| 第146回“会社”を評価する『会社社会ニッポン』
 『会社社会ニッポン』は昭和49年から50年3月まで「会社社会」と題して、日本工業新聞に連載したもので、
 昭和50年に日本経済新聞社から発刊されました。
 「『会社社会』というと、上から読んでも『会社社会』、
 下から読んでも『会社社会』になって、
 たいへん愉快であるが、どうも狙いがぼけてしまう心配がある。
 今の社会構造は『会社』を中核としてでき上がった社会であり、
 そういう社会の出来上がり方にメスを入れる目的からいえば、
 『会社社会ニッポン』というのがよいだろうというので、
 本をまとめるに当たって、『ニッポン』の四字を追加した」
 (『会社社会ニッポン』あとがき)
 この連載を書いた頃は「くたばれGNP」とか反公害、反買占めなど日本国中で反企業ムードが横溢していた頃でした。
 こうした時代風潮のなかで邱さんは
 「反企業ムードは、新聞の論調にも現れ、
 まるで公害を撒き散らしているのは企業だから、
 企業をつぶしてしまいさえすれば、
 すべてが解決するような異様な雰囲気になっている。
 そこで、私のような
 反大企業ムードを貫いてきた人間が
 逆に大企業のために一肌ぬがなければならなくなり、
 『会社』という組織が日本人にとっていかに大切なものであるかを
 改めて力説しなければならなくなった」という観点から
 筆を進めました。
 そして邱さんは「あとがき」の最後を次のように結んでいます。
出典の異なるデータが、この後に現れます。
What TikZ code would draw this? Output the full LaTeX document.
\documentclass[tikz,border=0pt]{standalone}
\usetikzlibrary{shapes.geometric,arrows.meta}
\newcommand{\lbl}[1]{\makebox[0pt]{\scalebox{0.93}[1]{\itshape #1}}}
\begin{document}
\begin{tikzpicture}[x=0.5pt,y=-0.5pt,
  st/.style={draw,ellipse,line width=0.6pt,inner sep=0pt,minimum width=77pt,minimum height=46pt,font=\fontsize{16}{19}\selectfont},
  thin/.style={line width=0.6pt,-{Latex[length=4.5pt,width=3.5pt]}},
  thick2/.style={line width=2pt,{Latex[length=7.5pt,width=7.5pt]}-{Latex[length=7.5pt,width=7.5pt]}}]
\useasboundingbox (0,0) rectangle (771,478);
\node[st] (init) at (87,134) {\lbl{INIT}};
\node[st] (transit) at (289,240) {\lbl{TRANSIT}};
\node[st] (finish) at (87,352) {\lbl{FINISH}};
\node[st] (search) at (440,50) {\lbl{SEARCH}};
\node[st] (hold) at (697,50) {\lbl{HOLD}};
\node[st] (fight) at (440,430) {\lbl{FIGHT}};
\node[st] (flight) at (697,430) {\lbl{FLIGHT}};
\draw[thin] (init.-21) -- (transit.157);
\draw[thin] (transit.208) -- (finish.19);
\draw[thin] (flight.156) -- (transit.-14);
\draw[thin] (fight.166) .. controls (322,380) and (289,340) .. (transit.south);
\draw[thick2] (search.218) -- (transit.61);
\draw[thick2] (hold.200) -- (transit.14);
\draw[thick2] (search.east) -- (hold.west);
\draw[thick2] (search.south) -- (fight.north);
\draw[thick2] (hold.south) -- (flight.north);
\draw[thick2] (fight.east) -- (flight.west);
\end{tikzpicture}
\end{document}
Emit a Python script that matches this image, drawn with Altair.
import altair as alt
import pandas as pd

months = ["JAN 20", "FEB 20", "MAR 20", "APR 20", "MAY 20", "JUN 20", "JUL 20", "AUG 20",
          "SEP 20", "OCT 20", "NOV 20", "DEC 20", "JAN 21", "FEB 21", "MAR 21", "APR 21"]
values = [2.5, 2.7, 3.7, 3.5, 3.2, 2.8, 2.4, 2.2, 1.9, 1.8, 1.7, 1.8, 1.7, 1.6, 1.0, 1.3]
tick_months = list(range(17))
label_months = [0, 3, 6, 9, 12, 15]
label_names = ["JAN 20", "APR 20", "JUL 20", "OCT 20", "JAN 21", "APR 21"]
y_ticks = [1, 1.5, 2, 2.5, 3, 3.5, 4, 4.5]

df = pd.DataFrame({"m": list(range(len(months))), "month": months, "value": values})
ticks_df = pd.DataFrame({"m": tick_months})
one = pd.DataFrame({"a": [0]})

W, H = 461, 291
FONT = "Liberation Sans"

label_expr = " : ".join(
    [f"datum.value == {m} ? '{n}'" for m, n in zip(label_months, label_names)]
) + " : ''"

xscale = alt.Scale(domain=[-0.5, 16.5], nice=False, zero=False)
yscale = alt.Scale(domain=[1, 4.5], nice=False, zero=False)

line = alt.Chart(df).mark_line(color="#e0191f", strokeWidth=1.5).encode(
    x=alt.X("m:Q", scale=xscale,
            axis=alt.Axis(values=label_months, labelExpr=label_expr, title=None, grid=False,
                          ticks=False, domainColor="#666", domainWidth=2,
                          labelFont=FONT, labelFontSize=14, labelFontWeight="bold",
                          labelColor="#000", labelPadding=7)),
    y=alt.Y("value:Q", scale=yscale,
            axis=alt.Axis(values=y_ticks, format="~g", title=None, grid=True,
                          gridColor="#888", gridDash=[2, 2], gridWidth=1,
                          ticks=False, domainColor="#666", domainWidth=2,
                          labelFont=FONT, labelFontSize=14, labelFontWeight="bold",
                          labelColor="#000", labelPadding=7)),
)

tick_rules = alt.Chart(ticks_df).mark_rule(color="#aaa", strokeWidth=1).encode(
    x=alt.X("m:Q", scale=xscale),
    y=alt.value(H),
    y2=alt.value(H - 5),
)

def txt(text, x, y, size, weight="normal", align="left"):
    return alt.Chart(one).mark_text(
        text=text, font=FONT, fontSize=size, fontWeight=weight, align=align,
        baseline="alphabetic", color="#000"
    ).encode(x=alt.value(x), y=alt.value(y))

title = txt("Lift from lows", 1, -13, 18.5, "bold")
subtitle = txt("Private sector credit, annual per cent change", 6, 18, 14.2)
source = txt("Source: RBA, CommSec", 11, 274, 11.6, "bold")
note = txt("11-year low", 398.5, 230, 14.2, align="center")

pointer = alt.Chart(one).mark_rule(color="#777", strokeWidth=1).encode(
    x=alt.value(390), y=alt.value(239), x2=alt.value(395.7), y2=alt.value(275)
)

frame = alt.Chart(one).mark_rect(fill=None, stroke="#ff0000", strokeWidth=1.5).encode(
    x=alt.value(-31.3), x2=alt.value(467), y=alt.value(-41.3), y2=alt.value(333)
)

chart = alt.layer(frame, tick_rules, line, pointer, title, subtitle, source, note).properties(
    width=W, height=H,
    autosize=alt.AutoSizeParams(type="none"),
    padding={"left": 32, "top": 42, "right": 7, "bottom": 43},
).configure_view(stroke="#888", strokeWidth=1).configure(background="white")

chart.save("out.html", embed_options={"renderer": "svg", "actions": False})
「幸いにして、空前の大不況を前にして、
 組合側も良識ある賃上げにふみとどまったので、
 日本経済は一瀉千里に凋落しないで住んでいるが、
 日本全体が低成長の中で生き延びるために
 『会社』というトリデを
 再評価しなければならないところにはきているであろう。
 私は東南アジアの国々がもし日本に見習って
 経済成長を推進したかったら、日本の工業技術だけでなく、
 その経営技術も併せて学ばなければ、
 十分の成果を上げられないであろうと信じている」
 なおこの『会社社会ニッポン』は
 ベスト・シリーズの一冊として平成6年に再販されていました。